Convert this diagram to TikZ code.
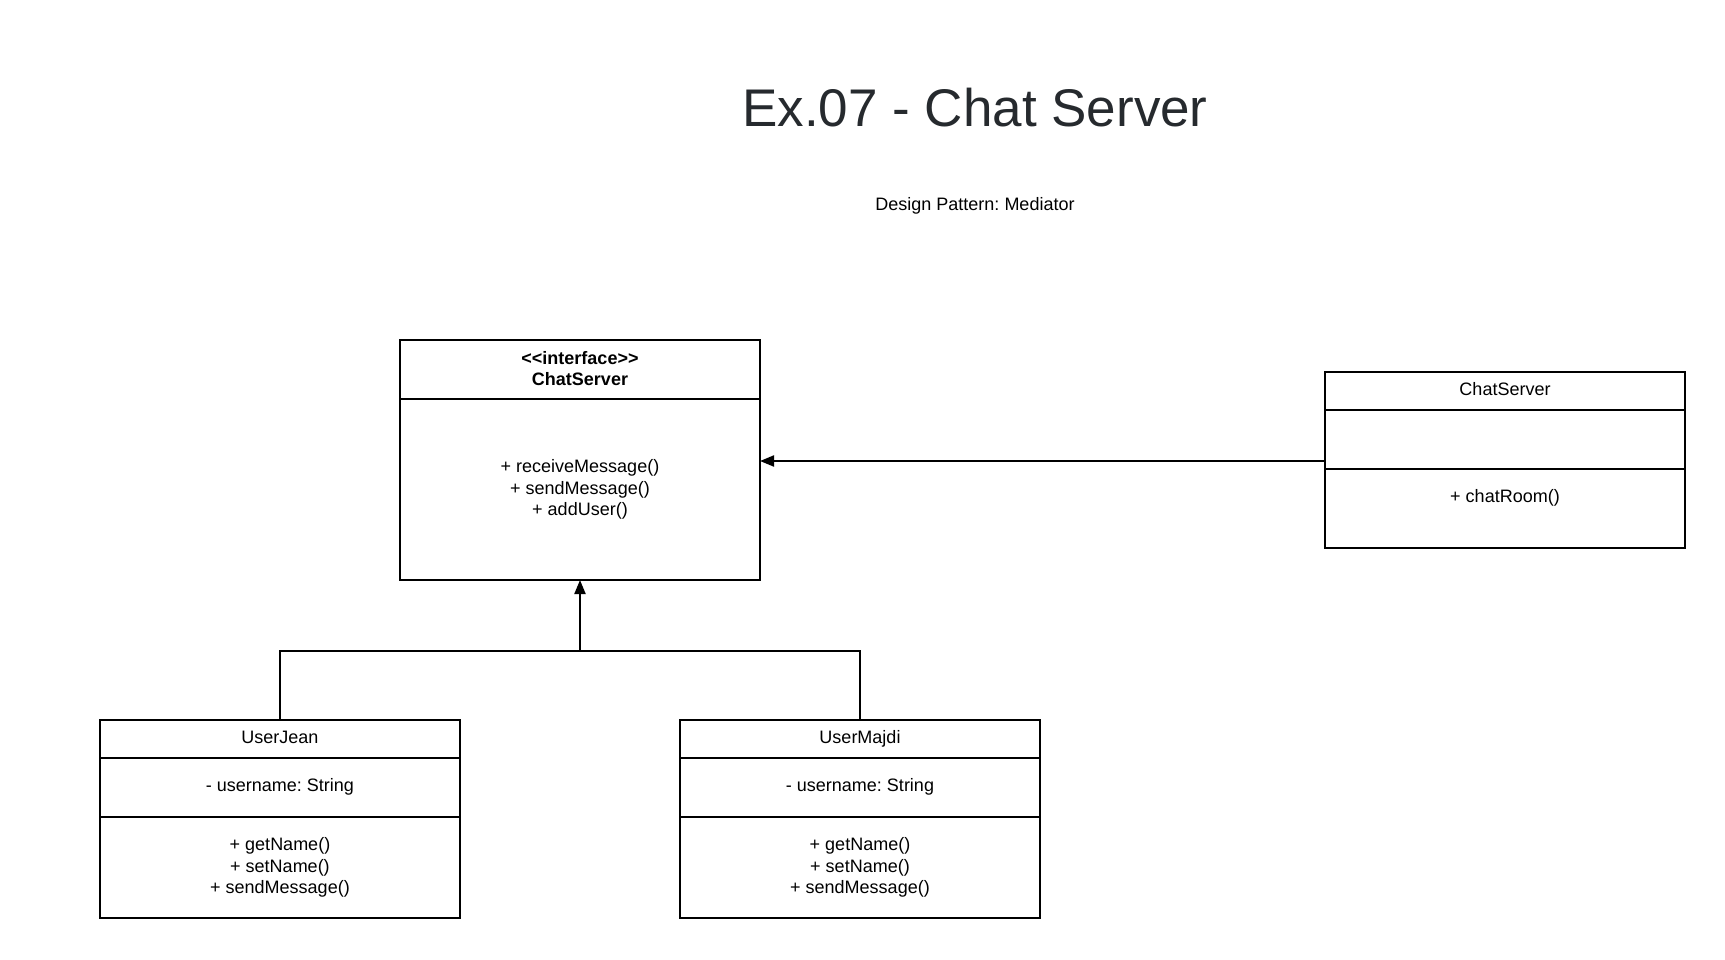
\documentclass[tikz,border=0pt]{standalone}
\usepackage{fontspec}
\setmainfont{Liberation Sans}
\usetikzlibrary{arrows.meta}
\definecolor{titlegray}{HTML}{262A2E}
\frenchspacing
\tikzset{
  classbox/.style={draw, line width=2pt, rectangle, anchor=north west, minimum width=360pt, inner sep=0pt, outer sep=0pt},
  divider/.style={line width=2pt},
  txt/.style={inner sep=0pt, align=center, font=\fontsize{18}{21.6}\selectfont\frenchspacing},
  line1/.style={txt, text height=13pt, text depth=4pt},
  conn/.style={line width=2pt},
  tip/.style={-{Triangle[length=14pt,width=11pt]}}
}
\begin{document}
\begin{tikzpicture}[x=1pt,y=-1pt]
\useasboundingbox (0,0) rectangle (1725,959);

% title
\node[inner sep=0pt, text=titlegray, font=\fontsize{53}{60}\selectfont] (title) at (975,108) {Ex.07 - Chat Server};
\node[line1] (subtitle) at (975,206) {Design Pattern: Mediator};

% interface ChatServer
\node[classbox, minimum height=240pt] (iface) at (400,340) {};
\draw[divider] (iface.west |- 0,399) -- (iface.east |- 0,399);
\node[txt, font=\fontsize{18}{21.6}\selectfont\bfseries] (ifacename) at (580,368.5) {<\kern0pt<interface>\kern0pt>\\ChatServer};
\node[txt] (ifaceops) at (580,489.5) {+ receiveMessage()\\+ sendMessage()\\+ addUser()};

% concrete ChatServer
\node[classbox, minimum height=176pt] (server) at (1325,372) {};
\draw[divider] (server.west |- 0,410) -- (server.east |- 0,410);
\draw[divider] (server.west |- 0,469) -- (server.east |- 0,469);
\node[line1] (servername) at (1505,391) {ChatServer};
\node[line1] (serverops) at (1505,498) {+ chatRoom()};

% UserJean
\node[classbox, minimum height=198pt] (jean) at (100,720) {};
\draw[divider] (jean.west |- 0,758) -- (jean.east |- 0,758);
\draw[divider] (jean.west |- 0,817) -- (jean.east |- 0,817);
\node[line1] (jeanname) at (280,738.5) {UserJean};
\node[line1] (jeanattr) at (280,786.5) {- username: String};
\node[txt] (jeanops) at (280,867.5) {+ getName()\\+ setName()\\+ sendMessage()};

% UserMajdi
\node[classbox, minimum height=198pt] (majdi) at (680,720) {};
\draw[divider] (majdi.west |- 0,758) -- (majdi.east |- 0,758);
\draw[divider] (majdi.west |- 0,817) -- (majdi.east |- 0,817);
\node[line1] (majdiname) at (860,738.5) {UserMajdi};
\node[line1] (majdiattr) at (860,786.5) {- username: String};
\node[txt] (majdiops) at (860,867.5) {+ getName()\\+ setName()\\+ sendMessage()};

% connectors
\coordinate (junction) at (580,651);
\draw[conn] (jean.north) |- (junction) -| (majdi.north);
\draw[conn, tip] (junction) -- (iface.south);
\draw[conn, tip] (server.west |- 0,461) -- (iface.east |- 0,461);
\end{tikzpicture}
\end{document}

» STATED EXERCISE:
Omitting all pictures, restate exactly the lines of the material from its start through the line that contains "(jeanops) at (280,867.5)".

» THE ANSWER:
Convert this diagram to TikZ code.
\documentclass[tikz,border=0pt]{standalone}
\usepackage{fontspec}
\setmainfont{Liberation Sans}
\usetikzlibrary{arrows.meta}
\definecolor{titlegray}{HTML}{262A2E}
\frenchspacing
\tikzset{
  classbox/.style={draw, line width=2pt, rectangle, anchor=north west, minimum width=360pt, inner sep=0pt, outer sep=0pt},
  divider/.style={line width=2pt},
  txt/.style={inner sep=0pt, align=center, font=\fontsize{18}{21.6}\selectfont\frenchspacing},
  line1/.style={txt, text height=13pt, text depth=4pt},
  conn/.style={line width=2pt},
  tip/.style={-{Triangle[length=14pt,width=11pt]}}
}
\begin{document}
\begin{tikzpicture}[x=1pt,y=-1pt]
\useasboundingbox (0,0) rectangle (1725,959);

% title
\node[inner sep=0pt, text=titlegray, font=\fontsize{53}{60}\selectfont] (title) at (975,108) {Ex.07 - Chat Server};
\node[line1] (subtitle) at (975,206) {Design Pattern: Mediator};

% interface ChatServer
\node[classbox, minimum height=240pt] (iface) at (400,340) {};
\draw[divider] (iface.west |- 0,399) -- (iface.east |- 0,399);
\node[txt, font=\fontsize{18}{21.6}\selectfont\bfseries] (ifacename) at (580,368.5) {<\kern0pt<interface>\kern0pt>\\ChatServer};
\node[txt] (ifaceops) at (580,489.5) {+ receiveMessage()\\+ sendMessage()\\+ addUser()};

% concrete ChatServer
\node[classbox, minimum height=176pt] (server) at (1325,372) {};
\draw[divider] (server.west |- 0,410) -- (server.east |- 0,410);
\draw[divider] (server.west |- 0,469) -- (server.east |- 0,469);
\node[line1] (servername) at (1505,391) {ChatServer};
\node[line1] (serverops) at (1505,498) {+ chatRoom()};

% UserJean
\node[classbox, minimum height=198pt] (jean) at (100,720) {};
\draw[divider] (jean.west |- 0,758) -- (jean.east |- 0,758);
\draw[divider] (jean.west |- 0,817) -- (jean.east |- 0,817);
\node[line1] (jeanname) at (280,738.5) {UserJean};
\node[line1] (jeanattr) at (280,786.5) {- username: String};
\node[txt] (jeanops) at (280,867.5) {+ getName()\\+ setName()\\+ sendMessage()};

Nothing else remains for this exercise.